A batch of transformed samples.

Return type:

DataNode

Invoking custom RandAugment policies¶

Thanks to the simpler nature of RandAugment, its policies are defined as lists of augmentations, that can be passed as a first argument to the apply_rand_augment() when invoked inside a pipeline definition.

nvidia.dali.auto_aug.rand_augment.apply_rand_augment(augmentations, data, n, m, num_magnitude_bins=31, seed=None, **kwargs)¶

Applies the list of augmentations in RandAugment (https://arxiv.org/abs/1909.13719) fashion. Each sample is transformed with n operations in a sequence randomly selected from the augmentations list. Each operation uses m as the magnitude bin.

Parameters:

augmentations (List[core._Augmentation]) – List of augmentations to be sampled and applied in RandAugment fashion.
data (DataNode) – A batch of samples to be processed.
n (int) – The number of randomly sampled operations to be applied to a sample.
m (int) – A magnitude bin (strength) of each operation to be applied, it must be an integer within [0, num_magnitude_bins - 1].
num_magnitude_bins (int) – The number of bins to divide the magnitude ranges into.
seed (int) – Seed to be used to randomly sample operations (and to negate magnitudes).
kwargs – Any extra parameters to be passed when calling augmentations.
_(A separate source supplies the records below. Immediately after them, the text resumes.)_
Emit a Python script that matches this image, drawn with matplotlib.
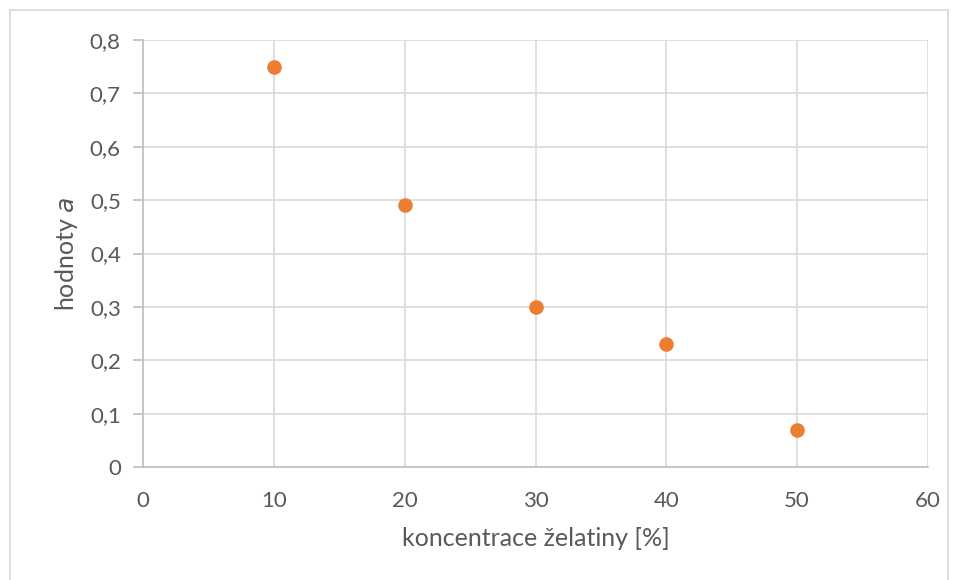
import matplotlib
matplotlib.use("Agg")
import matplotlib.pyplot as plt
from matplotlib.lines import Line2D

# data
koncentrace = [10, 20, 30, 40, 50]
hodnoty_a = [0.75, 0.49, 0.30, 0.23, 0.07]
x_ticks = [0, 10, 20, 30, 40, 50, 60]
y_ticks = [0, 0.1, 0.2, 0.3, 0.4, 0.5, 0.6, 0.7, 0.8]

plt.rcParams['font.family'] = ['Lato', 'DejaVu Sans']
text_color = '#595959'

fig = plt.figure(figsize=(9.59, 5.80), dpi=100)
ax = fig.add_axes([143/959, 1 - 467/580, (928 - 143)/959, (467 - 40)/580])

ax.scatter(koncentrace, hodnoty_a, s=110, color='#ED7D31', zorder=3, linewidths=0)

ax.set_xlim(0, 60)
ax.set_ylim(0, 0.8)
ax.set_xticks(x_ticks)
ax.set_yticks(y_ticks)
ax.set_xticklabels([str(t) for t in x_ticks])
ax.set_yticklabels(['0' if t == 0 else f'{t:.1f}'.replace('.', ',') for t in y_ticks])

ax.grid(True, color='#d9d9d9', linewidth=1.2)
ax.set_axisbelow(True)
for side in ['top', 'right']:
    ax.spines[side].set_visible(False)
for side in ['left', 'bottom']:
    ax.spines[side].set_color('#bfbfbf')
    ax.spines[side].set_linewidth(1.2)

ax.tick_params(axis='y', length=7, width=1.2, color='#bfbfbf', labelcolor=text_color,
               labelsize=16, pad=9)
ax.tick_params(axis='x', length=0, labelcolor=text_color, labelsize=16, pad=17)

ax.set_xlabel('koncentrace želatiny [%]', color=text_color, fontsize=18, labelpad=12)
ax.set_ylabel('hodnoty $\\mathit{a}$', color=text_color, fontsize=18, labelpad=7)

# chart area border
border = '#d9d9d9'
fig.add_artist(Line2D([10/959, 10/959], [0, 1 - 10/580], transform=fig.transFigure, color=border, lw=1.2))
fig.add_artist(Line2D([10/959, 948/959], [1 - 10/580, 1 - 10/580], transform=fig.transFigure, color=border, lw=1.2))
fig.add_artist(Line2D([948/959, 948/959], [0, 1 - 10/580], transform=fig.transFigure, color=border, lw=1.2))

fig.savefig('out.png', dpi=100)
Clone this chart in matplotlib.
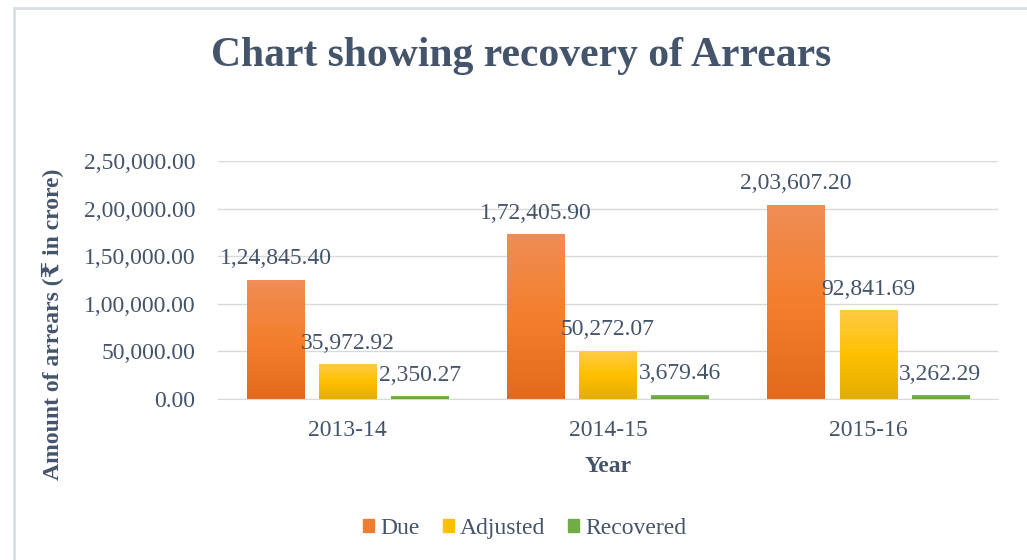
import numpy as np
import matplotlib
matplotlib.use("Agg")
import matplotlib.pyplot as plt
from matplotlib.colors import LinearSegmentedColormap
from matplotlib.patches import Rectangle

plt.rcParams['font.family'] = ['Liberation Serif', 'DejaVu Serif', 'DejaVu Sans']

years = ['2013-14', '2014-15', '2015-16']
due = [124845.40, 172405.90, 203607.20]
adjusted = [35972.92, 50272.07, 92841.69]
recovered = [2350.27, 3679.46, 3262.29]

TEXT = '#44546A'


def indian_fmt(v):
    '''Формат числа в индийской системе (лакхи)'''
    whole, frac = f"{v:.2f}".split('.')
    if len(whole) > 3:
        head, tail = whole[:-3], whole[-3:]
        groups = []
        while len(head) > 2:
            groups.insert(0, head[-2:])
            head = head[:-2]
        if head:
            groups.insert(0, head)
        whole = ','.join(groups + [tail])
    return f"{whole}.{frac}"


fig = plt.figure(figsize=(10.27, 5.6), dpi=100)
ax = fig.add_axes([0.212, 0.2875, 0.76, 0.425])

x = np.arange(len(years))
width = 0.22
step = 0.277

series = [
    ('Due', due, ['#E36A1C', '#F47F2C', '#F08D55'], '#ED7D31'),
    ('Adjusted', adjusted, ['#E3AD00', '#FFC000', '#FFCB45'], '#FFC000'),
    ('Recovered', recovered, ['#5E9A3A', '#70AD47', '#7DBB55'], '#70AD47'),
]

handles = []
for i, (name, vals, grad, base) in enumerate(series):
    bars = ax.bar(x + (i - 1) * step, vals, width, color='none', edgecolor='none')
    cmap = LinearSegmentedColormap.from_list(name, grad)
    for bar, v in zip(bars, vals):
        x0, w, h = bar.get_x(), bar.get_width(), bar.get_height()
        g = np.linspace(0, 1, 100).reshape(-1, 1)
        ax.imshow(g, extent=[x0, x0 + w, 0, h], origin='lower', aspect='auto',
                  cmap=cmap, zorder=2)
        ax.annotate(indian_fmt(v), xy=(x0 + w / 2, h), xytext=(0, 8),
                    textcoords='offset points', ha='center', va='bottom',
                    fontsize=17, color=TEXT, zorder=3)
    handles.append(Rectangle((0, 0), 1, 1, color=base))

ax.set_xlim(-0.5, 2.5)
ax.set_ylim(0, 250000)
ax.set_yticks(np.arange(0, 250001, 50000))
ax.set_yticklabels([indian_fmt(t) for t in np.arange(0, 250001, 50000)])
ax.set_xticks(x)
ax.set_xticklabels(years)
ax.tick_params(axis='both', length=0, labelsize=17, labelcolor=TEXT)
ax.tick_params(axis='y', pad=16)
ax.tick_params(axis='x', pad=15)
ax.grid(axis='y', color='#D9D9D9', linewidth=1, zorder=0)
ax.set_axisbelow(True)
for s in ['top', 'right', 'left']:
    ax.spines[s].set_visible(False)
ax.spines['bottom'].set_color('#D9D9D9')

ax.set_ylabel('Amount of arrears (₹ in crore)', fontsize=17, fontweight='bold',
              color=TEXT)
ax.yaxis.set_label_coords(-0.197, 0.315)
ax.set_xlabel('Year', fontsize=17, fontweight='bold', color=TEXT, labelpad=11)

fig.text(0.507, 0.9, 'Chart showing recovery of Arrears', ha='center', va='center',
         fontsize=30, fontweight='bold', color=TEXT)

fig.legend(handles, [s[0] for s in series], loc='center', bbox_to_anchor=(0.511, 0.057),
           ncol=3, frameon=False, fontsize=17, handlelength=0.45, handleheight=0.45,
           handletextpad=0.25, columnspacing=1.0, labelcolor=TEXT)

fig.patches.append(Rectangle((14 / 1027, -0.01), 1.0, 1 - 8 / 560 + 0.01,
                             transform=fig.transFigure, fill=False,
                             edgecolor='#D9DEE6', linewidth=2))

plt.savefig('out.png', dpi=100)
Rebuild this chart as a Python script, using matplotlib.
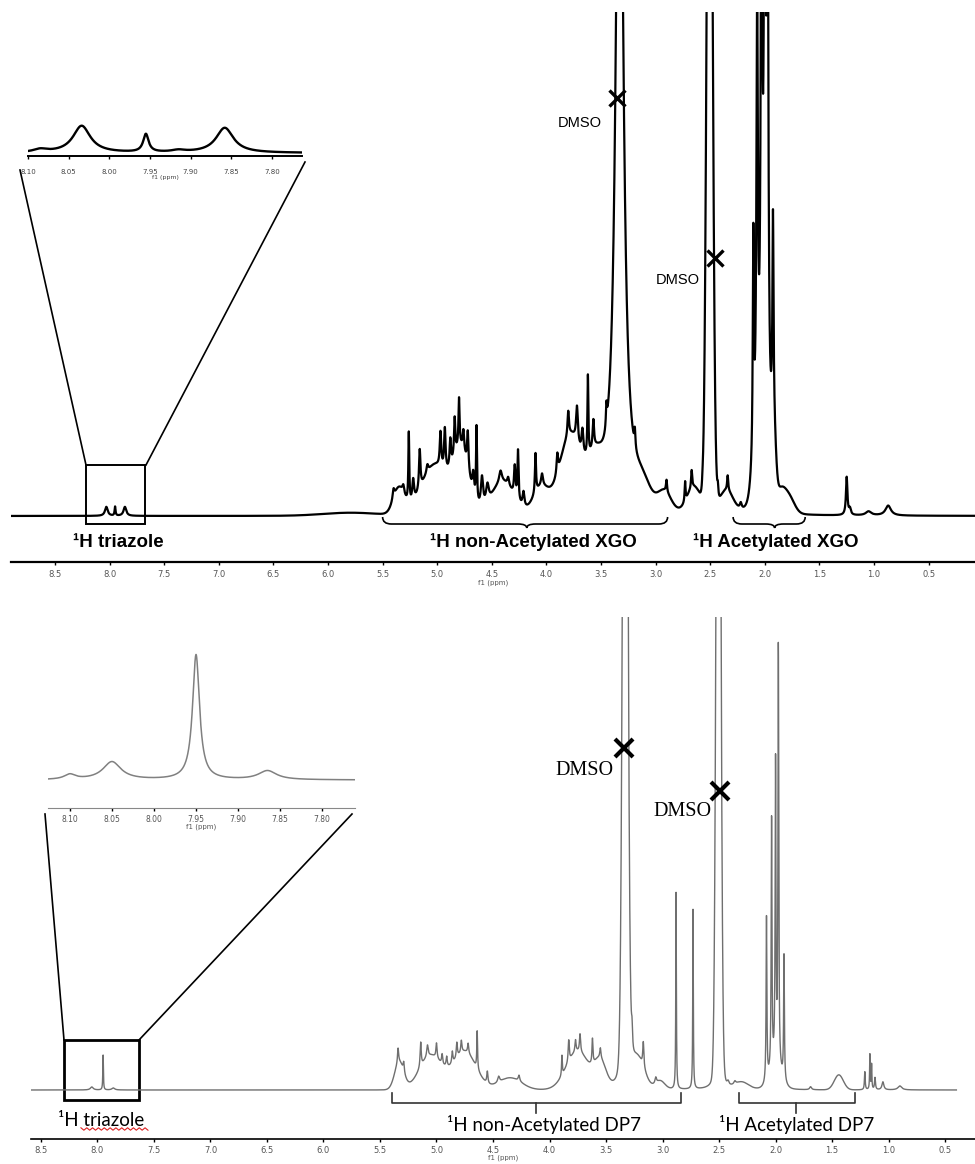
import numpy as np
import matplotlib
matplotlib.use("Agg")
import matplotlib.pyplot as plt
from matplotlib.patches import Rectangle, PathPatch
from matplotlib.path import Path

W, H = 975, 1164

# ---------------- top spectrum (XGO), heights in px above baseline ----------------
# broad envelope (gaussian): centre ppm, height, sigma ppm
top_env_ppm = [5.80, 5.35, 5.02, 4.78, 4.40, 4.05, 3.78, 3.55, 3.12, 2.92, 2.65, 2.35,
               2.00, 2.08, 1.92, 1.85, 1.78, 2.505]
top_env_h = [3, 26, 50, 60, 32, 25, 75, 40, 20, 18, 25, 22,
             100, 45, 60, 15, 16, 960]
top_env_sd = [0.25, 0.05, 0.12, 0.07, 0.10, 0.07, 0.10, 0.07, 0.07, 0.06, 0.06, 0.06,
              0.04, 0.035, 0.02, 0.04, 0.05, 0.024]
# sharp lines (lorentzian): centre ppm, height, half width ppm
top_line_ppm = [8.03, 7.95, 7.86, 5.40, 5.31, 5.26, 5.22, 5.16, 5.09, 4.97, 4.93, 4.88, 4.84, 4.80,
                4.76, 4.72, 4.67, 4.64, 4.59, 4.54, 4.42, 4.35, 4.29, 4.26, 4.21, 4.10, 4.04, 3.90,
                3.80, 3.72, 3.67, 3.62, 3.57, 3.45, 3.33, 3.19, 2.90, 2.73, 2.67, 2.57, 2.505, 2.43,
                2.34, 2.22, 2.105, 2.07, 2.03, 2.00, 1.975, 1.925, 1.25, 1.22, 1.05, 0.87]
top_line_h = [9, 9, 9, 10, 8, 70, 22, 40, 8, 35, 42, 28, 38, 48,
              20, 38, 22, 75, 30, 18, 12, 8, 30, 50, 15, 40, 12, 20,
              25, 36, 25, 80, 28, 22, 865, 18, 12, 20, 18, 5, 30, 12,
              15, 6, 220, 420, 600, 700, 600, 200, 38, 6, 4, 10]
top_line_hw = [0.015, 0.005, 0.015, 0.01, 0.01, 0.005, 0.01, 0.008, 0.01, 0.008, 0.008, 0.008, 0.007, 0.006,
               0.008, 0.008, 0.01, 0.005, 0.012, 0.015, 0.015, 0.01, 0.008, 0.006, 0.01, 0.006, 0.01, 0.008,
               0.008, 0.01, 0.01, 0.005, 0.008, 0.006, 0.0378, 0.006, 0.006, 0.005, 0.006, 0.006, 0.03, 0.006,
               0.006, 0.01, 0.006, 0.008, 0.008, 0.008, 0.008, 0.006, 0.008, 0.01, 0.03, 0.03]

# top inset (triazole region)
top_ins_ppm = [8.085, 8.034, 7.955, 7.915, 7.858]
top_ins_h = [3, 27, 18, 2, 25]
top_ins_hw = [0.01, 0.013, 0.004, 0.01, 0.013]

# ---------------- bottom spectrum (DP7) ----------------
bot_env_ppm = [5.33, 5.05, 4.75, 4.35, 3.75, 3.55, 3.22, 3.02, 2.00, 1.44, 2.30, 3.33, 2.505]
bot_env_h = [27, 34, 38, 12, 38, 25, 28, 8, 22, 15, 7, 1000, 1000]
bot_env_sd = [0.04, 0.10, 0.10, 0.10, 0.10, 0.05, 0.06, 0.04, 0.05, 0.04, 0.06, 0.02, 0.018]
bot_line_ppm = [8.05, 7.95, 7.86, 5.34, 5.29, 5.14, 5.08, 5.00, 4.95, 4.91, 4.86, 4.82, 4.78, 4.72,
                4.64, 4.55, 4.45, 4.27, 3.89, 3.83, 3.77, 3.73, 3.62, 3.55, 3.33, 3.27, 3.17, 3.06,
                2.88, 2.73, 2.505, 2.42, 2.36, 2.08, 2.035, 2.00, 1.975, 1.925, 1.69, 1.21, 1.165,
                1.15, 1.12, 1.05, 0.90]
bot_line_h = [3, 35, 2, 15, 10, 25, 12, 15, 10, 10, 12, 15, 12, 10,
              38, 12, 6, 6, 20, 22, 12, 18, 25, 10, 100, 22, 25, 6,
              197, 180, 60, 4, 3, 165, 250, 300, 420, 125, 3, 18, 35,
              25, 12, 8, 4]
bot_line_hw = [0.015, 0.003, 0.015, 0.006, 0.006, 0.006, 0.008, 0.006, 0.006, 0.006, 0.006, 0.006, 0.006, 0.006,
               0.004, 0.006, 0.01, 0.008, 0.004, 0.006, 0.006, 0.006, 0.005, 0.006, 0.03, 0.006, 0.006, 0.008,
               0.003, 0.003, 0.025, 0.01, 0.01, 0.004, 0.004, 0.004, 0.004, 0.004, 0.01, 0.004, 0.003,
               0.003, 0.005, 0.01, 0.02]

# bottom inset
bot_ins_ppm = [8.10, 8.05, 7.95, 7.865]
bot_ins_h = [5, 18, 125, 9]
bot_ins_hw = [0.008, 0.013, 0.005, 0.013]

main_ticks = [8.5, 8.0, 7.5, 7.0, 6.5, 6.0, 5.5, 5.0, 4.5, 4.0, 3.5, 3.0, 2.5, 2.0, 1.5, 1.0, 0.5]
inset_ticks = [8.10, 8.05, 8.00, 7.95, 7.90, 7.85, 7.80]

# regions marked by braces: start, end, tip (ppm)
top_regions = [(5.50, 2.89, 4.18), (2.29, 1.63, 1.91)]
bot_regions = [(5.39, 2.84, 4.12), (2.32, 1.30, 1.82)]


def build(x, g_c=(), g_h=(), g_s=(), l_c=(), l_h=(), l_w=()):
    y = np.zeros_like(x)
    for c, h, s in zip(g_c, g_h, g_s):
        y += h * np.exp(-0.5 * ((x - c) / s) ** 2)
    for c, h, w in zip(l_c, l_h, l_w):
        y += h / (1 + ((x - c) / w) ** 2)
    return y


fig = plt.figure(figsize=(W / 100, H / 100), dpi=100)


def px_axes(x0, y0, x1, y1):
    return fig.add_axes([x0 / W, 1 - y1 / H, (x1 - x0) / W, (y1 - y0) / H])


def style_axis(ax, ticks, fmt, size, color, lw, pad):
    for s in ["top", "left", "right"]:
        ax.spines[s].set_visible(False)
    ax.spines["bottom"].set_linewidth(lw)
    ax.set_yticks([])
    ax.set_xticks(ticks)
    ax.set_xticklabels([fmt.format(t) for t in ticks])
    ax.tick_params(axis="x", direction="out", length=2, width=1, labelsize=size,
                   labelcolor=color, pad=pad)
    ax.patch.set_alpha(0)


def brace(ax, x0, x1, xt, y_end, y_mid, y_tip, d, lw):
    s = d if xt < x0 else -d
    verts = [(x0, y_end), (x0, y_mid), (x0 - s, y_mid),
             (xt + s, y_mid), (xt, y_mid), (xt, y_tip),
             (xt, y_mid), (xt - s, y_mid),
             (x1 + s, y_mid), (x1, y_mid), (x1, y_end)]
    codes = [Path.MOVETO, Path.CURVE3, Path.CURVE3,
             Path.LINETO, Path.CURVE3, Path.CURVE3,
             Path.CURVE3, Path.CURVE3,
             Path.LINETO, Path.CURVE3, Path.CURVE3]
    ax.add_patch(PathPatch(Path(verts, codes), fill=False, lw=lw, color="black", clip_on=False))


# ---------------- top panel ----------------
ax1 = px_axes(11, 12, 975, 562)
x1 = np.linspace(8.903, 0.075, 16000)
y1 = build(x1, top_env_ppm, top_env_h, top_env_sd, top_line_ppm, top_line_h, top_line_hw)
ax1.plot(x1, y1, color="black", lw=1.6)
ax1.set_xlim(8.903, 0.075)
ax1.set_ylim(-46, 504)
style_axis(ax1, main_ticks, "{:.1f}", 6, "#555555", 1.6, 4)
ax1.set_xlabel("f1 (ppm)", fontsize=5, labelpad=0, color="#555555")

ax1.add_patch(Rectangle((8.216, -8), 7.676 - 8.216, 59, fill=False, lw=1.4, color="black"))
for c, h, w in top_regions:
    brace(ax1, c, h, w, -1, -8, -12, 0.08, 1.2)

lab = dict(fontfamily="Liberation Sans", fontweight="bold", fontsize=13.5, ha="center", va="center")
ax1.text(7.92, -26, "¹H triazole", **lab)
ax1.text(4.12, -26, "¹H non-Acetylated XGO", **lab)
ax1.text(1.90, -26, "¹H Acetylated XGO", **lab)

ax1.plot([3.35, 2.46], [418, 258], "x", color="black", ms=11, mew=2.4)
dm = dict(fontfamily="Liberation Sans", fontsize=10.5, ha="center", va="center")
ax1.text(3.69, 393, "DMSO", **dm)
ax1.text(2.80, 236, "DMSO", **dm)

# top inset
axi1 = px_axes(28, 110, 302, 156)
xi1 = np.linspace(8.10, 7.763, 3000)
yi1 = build(xi1, l_c=top_ins_ppm, l_h=top_ins_h, l_w=top_ins_hw)
axi1.plot(xi1, yi1, color="black", lw=1.7)
axi1.set_xlim(8.10, 7.763)
axi1.set_ylim(-3, 43)
style_axis(axi1, inset_ticks, "{:.2f}", 5, "#444444", 1.4, 7)
axi1.set_xlabel("f1 (ppm)", fontsize=4.5, labelpad=0, color="#444444")

# ---------------- bottom panel ----------------
ax2 = px_axes(31, 617, 975, 1139)
x2 = np.linspace(8.588, 0.40, 16000)
y2 = build(x2, bot_env_ppm, bot_env_h, bot_env_sd, bot_line_ppm, bot_line_h, bot_line_hw)
ax2.plot(x2, y2, color="#6f6f6f", lw=1.0)
ax2.set_xlim(8.588, 0.235)
ax2.set_ylim(-49, 473)
style_axis(ax2, main_ticks, "{:.1f}", 6, "#555555", 1.2, 3)
ax2.set_xlabel("f1 (ppm)", fontsize=5, labelpad=0, color="#555555")

ax2.add_patch(Rectangle((8.296, -10), 7.633 - 8.296, 60, fill=False, lw=2, color="black"))
for a, b, t in bot_regions:
    ax2.plot([a, a, b, b], [-3, -13, -13, -3], color="#333333", lw=1.2, clip_on=False)
    ax2.plot([t, t], [-13, -23], color="#333333", lw=1.2, clip_on=False)

lab2 = dict(fontfamily="Lato", fontsize=13.5, ha="center", va="center")
ax2.text(7.97, -30, "¹H triazole", **lab2)
ax2.text(4.05, -35, "¹H non-Acetylated DP7", **lab2)
ax2.text(1.81, -35, "¹H Acetylated DP7", **lab2)
wx = np.linspace(8.146, 7.553, 24)
wy = -39 + 1.2 * (-1) ** np.arange(24)
ax2.plot(wx, wy, color="#dd2222", lw=0.8, clip_on=False)

ax2.plot([3.34, 2.49], [342, 299], "x", color="black", ms=13, mew=3)
dm2 = dict(fontfamily="Liberation Serif", fontsize=14.5, ha="center", va="center")
ax2.text(3.69, 319, "DMSO", **dm2)
ax2.text(2.82, 278, "DMSO", **dm2)

# bottom inset
axi2 = px_axes(48, 640, 355, 808)
xi2 = np.linspace(8.126, 7.761, 3000)
yi2 = build(xi2, l_c=bot_ins_ppm, l_h=bot_ins_h, l_w=bot_ins_hw)
axi2.plot(xi2, yi2, color="#808080", lw=1.1)
axi2.set_xlim(8.126, 7.761)
axi2.set_ylim(-28, 140)
style_axis(axi2, inset_ticks, "{:.2f}", 5.5, "#555555", 0.8, 3)
axi2.spines["bottom"].set_color("#888888")
axi2.set_xlabel("f1 (ppm)", fontsize=5, labelpad=0, color="#555555")

# ---------------- connector lines (figure pixels) ----------------
ov = fig.add_axes([0, 0, 1, 1])
ov.set_xlim(0, W)
ov.set_ylim(H, 0)
ov.axis("off")
ov.patch.set_alpha(0)
ov.plot([20, 86], [170, 465], color="black", lw=1.2)
ov.plot([305, 146], [162, 465], color="black", lw=1.2)
ov.plot([45, 64], [814, 1040], color="black", lw=1.2)
ov.plot([352, 139], [814, 1040], color="black", lw=1.2)

fig.savefig("out.png", dpi=100)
The signature of each augmentation is checked for any extra arguments and if the name of the argument matches one from the kwargs, the value is passed as an argument. For example, some augmentations from the default RandAugment suite accept shapes, fill_value and interp_type.

Returns:

A batch of transformed samples.

Return type:

DataNode

Accessing predefined policies¶

To obtain the predefined policy definition refer to the following functions.

nvidia.dali.auto_aug.rand_augment.get_rand_augment_suite(use_shape=False, max_translate_abs=None, max_translate_rel=None)¶

Creates a list of RandAugment augmentations.

Parameters:

use_shape (bool) – If true, the translation offset is computed as a percentage of the image/frame shape. Useful if the samples processed with the auto augment have different shapes. If false, the offsets range is bounded by a constant (max_translate_abs).
max_translate_abs (int or (int, int), optional) – Only valid with use_shape=False, specifies the maximal shift (in pixels) in the translation augmentations. If a tuple is specified, the first component limits height, the second the width. Defaults 100.
max_translate_rel (float or (float, float), optional) – Only valid with use_shape=True, specifies the maximal shift as a fraction of image/frame shape in the translation augmentations. If a tuple is specified, the first component limits height, the second the width. Defaults to around 0.45 (100/224).

nvidia.dali.auto_aug.rand_augment.get_rand_augment_non_monotonic_suite(use_shape=False, max_translate_abs=None, max_translate_rel=None)¶

Similarly to get_rand_augment_suite() creates a list of RandAugment augmentations.

This variant uses brightness, contrast, color, sharpness, posterize, and solarize with magnitude ranges as used by the AutoAugment. However, those ranges do not meet the intuition that the bigger magnitude bin corresponds to stronger operation.